=== Given data ===

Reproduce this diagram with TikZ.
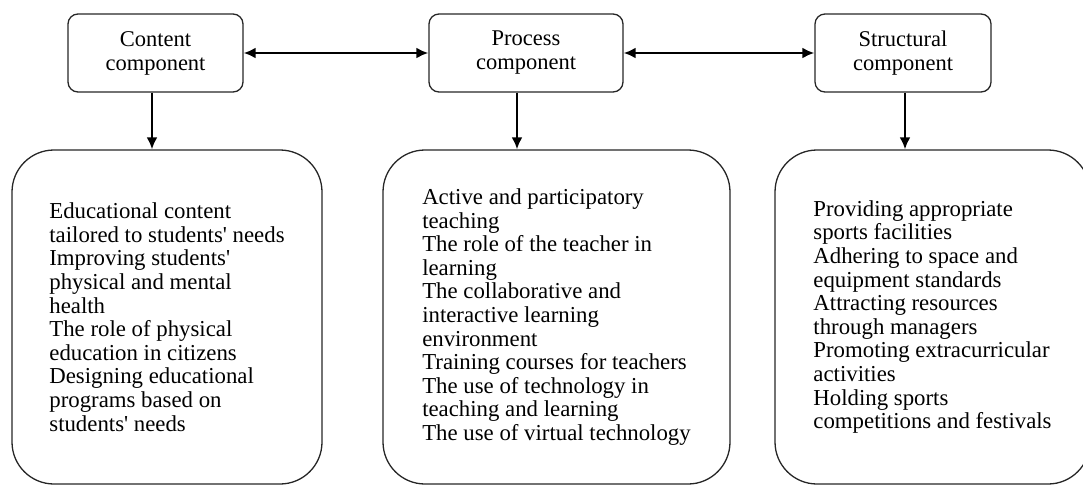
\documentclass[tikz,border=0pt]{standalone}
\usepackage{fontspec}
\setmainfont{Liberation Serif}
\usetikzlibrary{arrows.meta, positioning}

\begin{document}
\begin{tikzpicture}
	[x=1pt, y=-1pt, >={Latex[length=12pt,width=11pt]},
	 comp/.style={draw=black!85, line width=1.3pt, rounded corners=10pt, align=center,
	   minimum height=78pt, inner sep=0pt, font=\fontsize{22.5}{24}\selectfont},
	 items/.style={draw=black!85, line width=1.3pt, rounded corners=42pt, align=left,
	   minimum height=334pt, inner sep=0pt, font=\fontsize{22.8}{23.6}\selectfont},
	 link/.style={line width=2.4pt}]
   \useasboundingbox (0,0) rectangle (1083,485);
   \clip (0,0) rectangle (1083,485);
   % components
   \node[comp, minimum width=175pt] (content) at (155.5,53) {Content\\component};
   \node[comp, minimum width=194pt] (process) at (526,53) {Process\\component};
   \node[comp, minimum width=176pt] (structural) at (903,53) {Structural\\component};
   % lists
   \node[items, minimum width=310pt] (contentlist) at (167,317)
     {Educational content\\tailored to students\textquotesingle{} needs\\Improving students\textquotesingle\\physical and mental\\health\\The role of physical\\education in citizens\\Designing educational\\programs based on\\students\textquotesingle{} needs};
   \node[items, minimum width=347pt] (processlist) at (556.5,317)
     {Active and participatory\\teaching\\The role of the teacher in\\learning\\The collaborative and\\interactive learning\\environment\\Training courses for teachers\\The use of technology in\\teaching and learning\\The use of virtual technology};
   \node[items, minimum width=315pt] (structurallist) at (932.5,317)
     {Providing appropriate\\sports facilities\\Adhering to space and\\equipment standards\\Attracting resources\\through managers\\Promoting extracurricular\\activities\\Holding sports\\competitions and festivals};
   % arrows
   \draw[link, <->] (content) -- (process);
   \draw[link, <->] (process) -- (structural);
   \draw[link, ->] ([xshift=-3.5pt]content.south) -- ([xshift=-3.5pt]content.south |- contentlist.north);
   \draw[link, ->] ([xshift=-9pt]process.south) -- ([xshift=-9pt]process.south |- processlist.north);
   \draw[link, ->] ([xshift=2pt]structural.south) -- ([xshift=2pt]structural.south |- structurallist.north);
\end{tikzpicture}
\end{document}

===

Copy each line exactly, and leave the pictures out of your copy.

* _Result for this task_:
Reproduce this diagram with TikZ.
\documentclass[tikz,border=0pt]{standalone}
\usepackage{fontspec}
\setmainfont{Liberation Serif}
\usetikzlibrary{arrows.meta, positioning}

\begin{document}
\begin{tikzpicture}
	[x=1pt, y=-1pt, >={Latex[length=12pt,width=11pt]},
	 comp/.style={draw=black!85, line width=1.3pt, rounded corners=10pt, align=center,
	   minimum height=78pt, inner sep=0pt, font=\fontsize{22.5}{24}\selectfont},
	 items/.style={draw=black!85, line width=1.3pt, rounded corners=42pt, align=left,
	   minimum height=334pt, inner sep=0pt, font=\fontsize{22.8}{23.6}\selectfont},
	 link/.style={line width=2.4pt}]
   \useasboundingbox (0,0) rectangle (1083,485);
   \clip (0,0) rectangle (1083,485);
   % components
   \node[comp, minimum width=175pt] (content) at (155.5,53) {Content\\component};
   \node[comp, minimum width=194pt] (process) at (526,53) {Process\\component};
   \node[comp, minimum width=176pt] (structural) at (903,53) {Structural\\component};
   % lists
   \node[items, minimum width=310pt] (contentlist) at (167,317)
     {Educational content\\tailored to students\textquotesingle{} needs\\Improving students\textquotesingle\\physical and mental\\health\\The role of physical\\education in citizens\\Designing educational\\programs based on\\students\textquotesingle{} needs};
   \node[items, minimum width=347pt] (processlist) at (556.5,317)
     {Active and participatory\\teaching\\The role of the teacher in\\learning\\The collaborative and\\interactive learning\\environment\\Training courses for teachers\\The use of technology in\\teaching and learning\\The use of virtual technology};
   \node[items, minimum width=315pt] (structurallist) at (932.5,317)
     {Providing appropriate\\sports facilities\\Adhering to space and\\equipment standards\\Attracting resources\\through managers\\Promoting extracurricular\\activities\\Holding sports\\competitions and festivals};
   % arrows
   \draw[link, <->] (content) -- (process);
   \draw[link, <->] (process) -- (structural);
   \draw[link, ->] ([xshift=-3.5pt]content.south) -- ([xshift=-3.5pt]content.south |- contentlist.north);
   \draw[link, ->] ([xshift=-9pt]process.south) -- ([xshift=-9pt]process.south |- processlist.north);
   \draw[link, ->] ([xshift=2pt]structural.south) -- ([xshift=2pt]structural.south |- structurallist.north);
\end{tikzpicture}
\end{document}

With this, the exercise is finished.